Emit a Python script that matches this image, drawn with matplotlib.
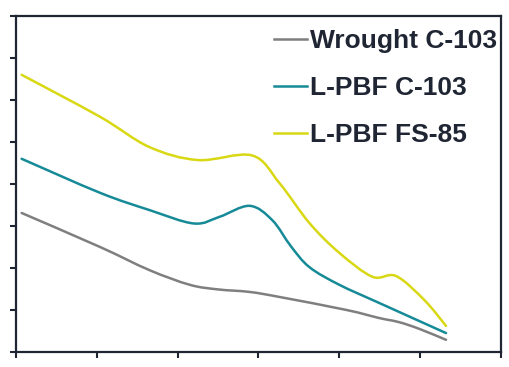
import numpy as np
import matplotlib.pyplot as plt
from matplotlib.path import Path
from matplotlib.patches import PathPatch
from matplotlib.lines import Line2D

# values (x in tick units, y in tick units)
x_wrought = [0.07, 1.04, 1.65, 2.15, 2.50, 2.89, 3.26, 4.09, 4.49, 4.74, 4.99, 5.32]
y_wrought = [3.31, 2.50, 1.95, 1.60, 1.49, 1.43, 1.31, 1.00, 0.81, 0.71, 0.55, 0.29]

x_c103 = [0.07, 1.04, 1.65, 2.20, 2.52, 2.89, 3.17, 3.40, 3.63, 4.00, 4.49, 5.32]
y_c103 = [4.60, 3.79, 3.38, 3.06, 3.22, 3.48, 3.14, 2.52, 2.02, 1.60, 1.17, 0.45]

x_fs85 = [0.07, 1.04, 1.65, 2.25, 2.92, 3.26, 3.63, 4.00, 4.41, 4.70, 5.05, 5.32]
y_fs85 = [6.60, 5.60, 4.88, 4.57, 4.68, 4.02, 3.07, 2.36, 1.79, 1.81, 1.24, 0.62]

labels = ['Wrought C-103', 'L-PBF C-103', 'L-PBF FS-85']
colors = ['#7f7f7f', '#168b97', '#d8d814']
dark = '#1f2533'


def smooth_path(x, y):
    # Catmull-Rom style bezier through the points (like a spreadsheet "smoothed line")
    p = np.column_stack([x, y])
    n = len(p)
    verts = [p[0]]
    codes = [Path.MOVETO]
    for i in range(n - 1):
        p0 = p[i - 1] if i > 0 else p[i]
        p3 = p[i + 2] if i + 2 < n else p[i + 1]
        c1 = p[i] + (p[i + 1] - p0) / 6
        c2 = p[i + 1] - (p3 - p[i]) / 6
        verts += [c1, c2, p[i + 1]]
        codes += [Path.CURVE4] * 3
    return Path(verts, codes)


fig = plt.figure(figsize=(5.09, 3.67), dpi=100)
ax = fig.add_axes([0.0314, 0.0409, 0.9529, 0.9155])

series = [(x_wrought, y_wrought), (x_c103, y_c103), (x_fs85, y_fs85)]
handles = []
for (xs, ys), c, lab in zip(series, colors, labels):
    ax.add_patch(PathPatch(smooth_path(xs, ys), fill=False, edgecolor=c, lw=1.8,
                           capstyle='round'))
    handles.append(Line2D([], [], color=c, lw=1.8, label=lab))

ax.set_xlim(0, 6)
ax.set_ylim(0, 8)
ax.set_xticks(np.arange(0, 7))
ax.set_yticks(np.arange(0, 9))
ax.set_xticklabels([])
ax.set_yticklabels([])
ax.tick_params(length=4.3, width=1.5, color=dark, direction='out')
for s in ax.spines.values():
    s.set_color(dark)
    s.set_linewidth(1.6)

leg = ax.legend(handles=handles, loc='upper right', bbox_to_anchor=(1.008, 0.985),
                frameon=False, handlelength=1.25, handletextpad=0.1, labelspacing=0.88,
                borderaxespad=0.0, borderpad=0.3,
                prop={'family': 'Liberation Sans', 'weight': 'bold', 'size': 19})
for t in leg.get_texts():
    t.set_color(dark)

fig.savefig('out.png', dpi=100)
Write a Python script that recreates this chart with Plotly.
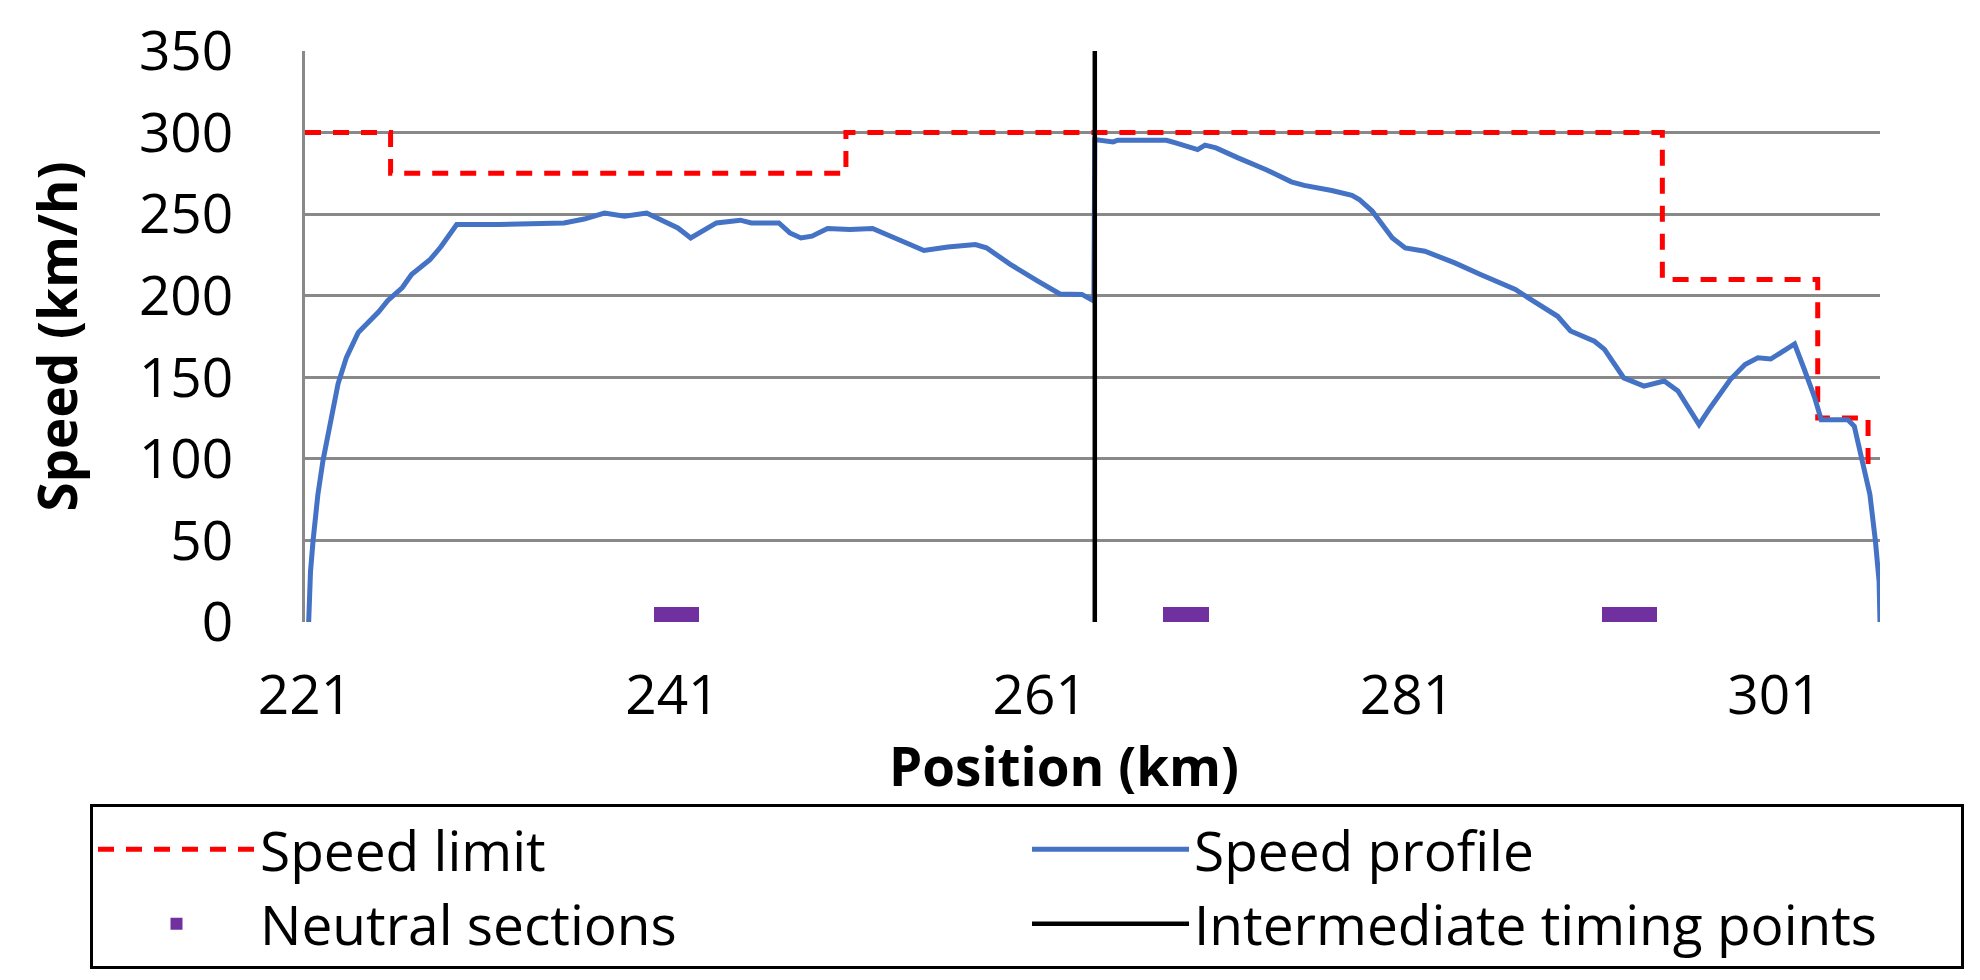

────────────────

= WORK INSTRUCTIONS =
Reproduce the entries above exactly. Do not include the images.

= IN RESPONSE =
Emit a Python script that matches this image, drawn with matplotlib.
import numpy as np
import matplotlib.pyplot as plt
from matplotlib.path import Path
from matplotlib.patches import PathPatch
from matplotlib.lines import Line2D

# values (x in tick units, y in tick units)
x_wrought = [0.07, 1.04, 1.65, 2.15, 2.50, 2.89, 3.26, 4.09, 4.49, 4.74, 4.99, 5.32]
y_wrought = [3.31, 2.50, 1.95, 1.60, 1.49, 1.43, 1.31, 1.00, 0.81, 0.71, 0.55, 0.29]

x_c103 = [0.07, 1.04, 1.65, 2.20, 2.52, 2.89, 3.17, 3.40, 3.63, 4.00, 4.49, 5.32]
y_c103 = [4.60, 3.79, 3.38, 3.06, 3.22, 3.48, 3.14, 2.52, 2.02, 1.60, 1.17, 0.45]

x_fs85 = [0.07, 1.04, 1.65, 2.25, 2.92, 3.26, 3.63, 4.00, 4.41, 4.70, 5.05, 5.32]
y_fs85 = [6.60, 5.60, 4.88, 4.57, 4.68, 4.02, 3.07, 2.36, 1.79, 1.81, 1.24, 0.62]

labels = ['Wrought C-103', 'L-PBF C-103', 'L-PBF FS-85']
colors = ['#7f7f7f', '#168b97', '#d8d814']
dark = '#1f2533'


def smooth_path(x, y):
    # Catmull-Rom style bezier through the points (like a spreadsheet "smoothed line")
    p = np.column_stack([x, y])
    n = len(p)
    verts = [p[0]]
    codes = [Path.MOVETO]
    for i in range(n - 1):
        p0 = p[i - 1] if i > 0 else p[i]
        p3 = p[i + 2] if i + 2 < n else p[i + 1]
        c1 = p[i] + (p[i + 1] - p0) / 6
        c2 = p[i + 1] - (p3 - p[i]) / 6
        verts += [c1, c2, p[i + 1]]
        codes += [Path.CURVE4] * 3
    return Path(verts, codes)


fig = plt.figure(figsize=(5.09, 3.67), dpi=100)
ax = fig.add_axes([0.0314, 0.0409, 0.9529, 0.9155])

series = [(x_wrought, y_wrought), (x_c103, y_c103), (x_fs85, y_fs85)]
handles = []
for (xs, ys), c, lab in zip(series, colors, labels):
    ax.add_patch(PathPatch(smooth_path(xs, ys), fill=False, edgecolor=c, lw=1.8,
                           capstyle='round'))
    handles.append(Line2D([], [], color=c, lw=1.8, label=lab))

ax.set_xlim(0, 6)
ax.set_ylim(0, 8)
ax.set_xticks(np.arange(0, 7))
ax.set_yticks(np.arange(0, 9))
ax.set_xticklabels([])
ax.set_yticklabels([])
ax.tick_params(length=4.3, width=1.5, color=dark, direction='out')
for s in ax.spines.values():
    s.set_color(dark)
    s.set_linewidth(1.6)

leg = ax.legend(handles=handles, loc='upper right', bbox_to_anchor=(1.008, 0.985),
                frameon=False, handlelength=1.25, handletextpad=0.1, labelspacing=0.88,
                borderaxespad=0.0, borderpad=0.3,
                prop={'family': 'Liberation Sans', 'weight': 'bold', 'size': 19})
for t in leg.get_texts():
    t.set_color(dark)

fig.savefig('out.png', dpi=100)
Write a Python script that recreates this chart with Plotly.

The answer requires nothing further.